Trump’s antipathy toward California is no secret so it’s no surprise that he would focus on the state. But after an odd, brief foray into some kind of bi-partisan podcast outreach, Newsom’s decided to play a different kind of politics, adopting an aggressive social media trolling strategy and using the power he has as governor of a very big state to confront the Trump administration head on instead of relying on the procedural tactics generally adopted by the Democratic Party in recent decades.
An interesting New York Times article by Jia Lynn Yang provides an interesting insight into how the party evolved as it did and why it’s been so frustratingly impotent in the age of Trump. She notes that the party has had two different political styles, one of which was a ruthless, machine model that dominated the party after the civil war:
Some of the most aggressive gerrymandering in American history occurred after the Civil War, as the parties vied for control of the nation. In Northern industrial cities, Democratic party bosses built a new style of urban machine politics greased by the exchange of money and personal favors.
This system was hardly meritocratic although it did provide for the ascension of accomplished political players who knew how to excite a crowd and leverage the tools of power. But by the turn of the 20th century, the corruption of the Gilded Age opened the door to reform and the progressive movement began to gel, ushering in a new respect for expertise and technocratic skill. The Democrats began to practice this style of politics:
The New Deal coalition under President Franklin Roosevelt managed to merge the party’s urban white ethnic base with an expert reformer class in Washington that defeated both the Great Depression and Nazi Germany. But even as he allowed technocrats into his administration, President Roosevelt was a cutthroat practitioner of politics. No power grab was too outlandish if it helped him achieve his aims. As he wrote in a 1940 letter to Congress: “Substantial justice remains a higher aim for our civilization than technical legalism.”
That balance between good government legal proceduralism and the goal of using power to obtain “substantial justice” kept the Democrats in power for more than 40 years. But in the 1970s, when the New Deal coalition finally fell apart, the proceduralists took over.
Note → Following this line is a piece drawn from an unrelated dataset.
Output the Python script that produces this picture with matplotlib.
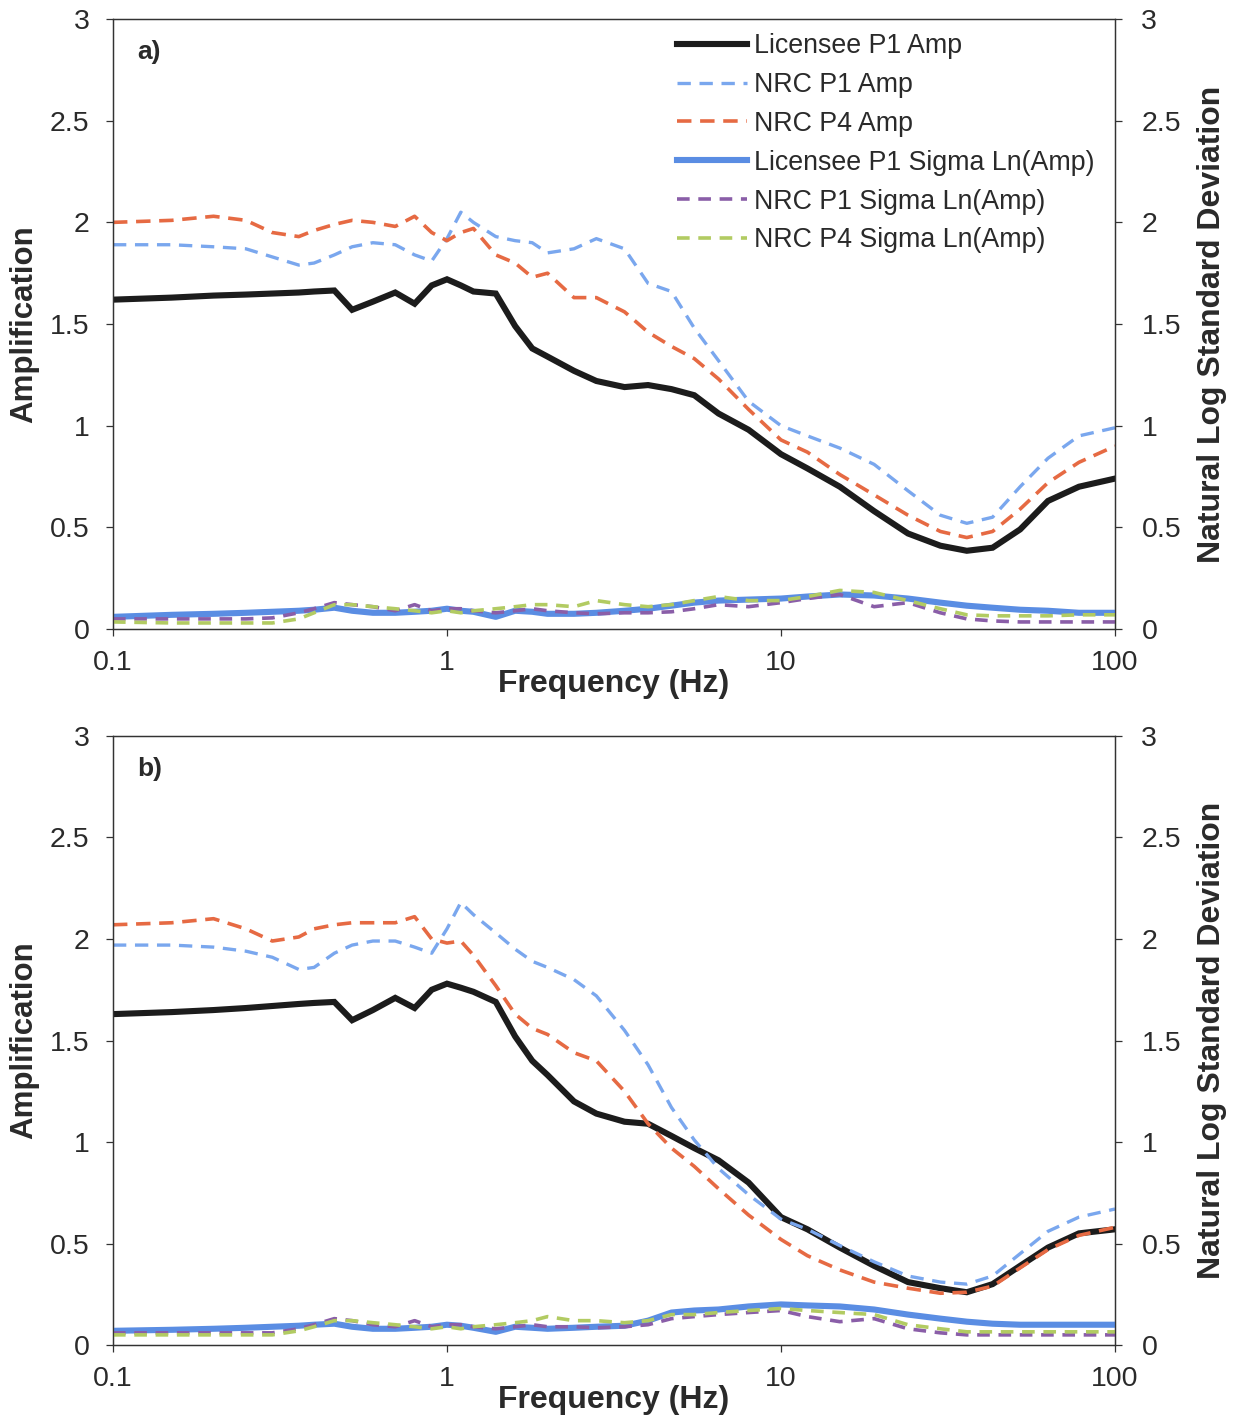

They made some great strides in the years since then, advancing civil rights and environmental protections among other things. But they were ill-equipped to deal with an opposition that was increasingly turning to hucksters and demagogues.
The Republicans so demeaned the “liberal” brand that defined Roosevelt and the New Deal that in recent years many Democrats adopted the “progressive” label in defense. At the same time, Trump and his movement can be pegged as populist although there are many permutations of that movement that don’t perfectly fit the definition. However, there is one aspect of the GOP’s populism that’s very familiar. As Yale professor Jack Balkin explained in Populism and Progressivism as Constitutional Categories:
History teaches us that populism has recurring pathologies; it is especially important to recognize and counteract them. These dangers are particularly obvious to academics and other intellectual elites: They include fascism, nativism, anti-intellectualism, persecution of unpopular minorities, exaltation of the mediocre, and romantic exaggeration of the wisdom and virtue of the masses.
That certainly sounds familiar doesn’t it? But at the same time, progressivism has its own pathologies. As Balkin writes:
Unfortunately, these tend to be less visible from within a progressivist sensibility. They include elitism, paternalism, authoritarianism, naivete, excessive and misplaced respect for the “best and brightest,” isolation from the concerns of ordinary people, an inflated sense of superiority over ordinary people, disdain for popular values, fear of popular rule, confusion of factual and moral expertise, and meritocratic hubris.
That also sounds familiar although I think the right’s depiction of the Democrats as the party of “elites” — which also includes most working class people of color — paints with a pretty broad brush.
The point is that we are in a populist era. People are upset and it’s not just the right wingers with all those negative traits listed above. There is a sense that things have taken a wrong turn among people of all political persuasions. Technocratic progressivism almost certainly has better solutions but it is cumbersome and doesn’t appeal to the people’s passions the way populist demagoguery does. Meanwhile, we are dealing with a Republican party for which it’s impossible to determine whether the greater danger is from its brutal destruction of democracy or its monumental ineptitude.
It’s clear that what Democrats need is New Deal style politics and they need it now. And that includes the ruthless tactics Roosevelt employed as well as the technocratic experimentation of the progressives in his administration. I have no idea who the leader might be that can manage such a thing but we have to hope that Newsom and others in the party who have national ambitions take these lessons seriously and follow the Roosevelt model with the best of both worlds.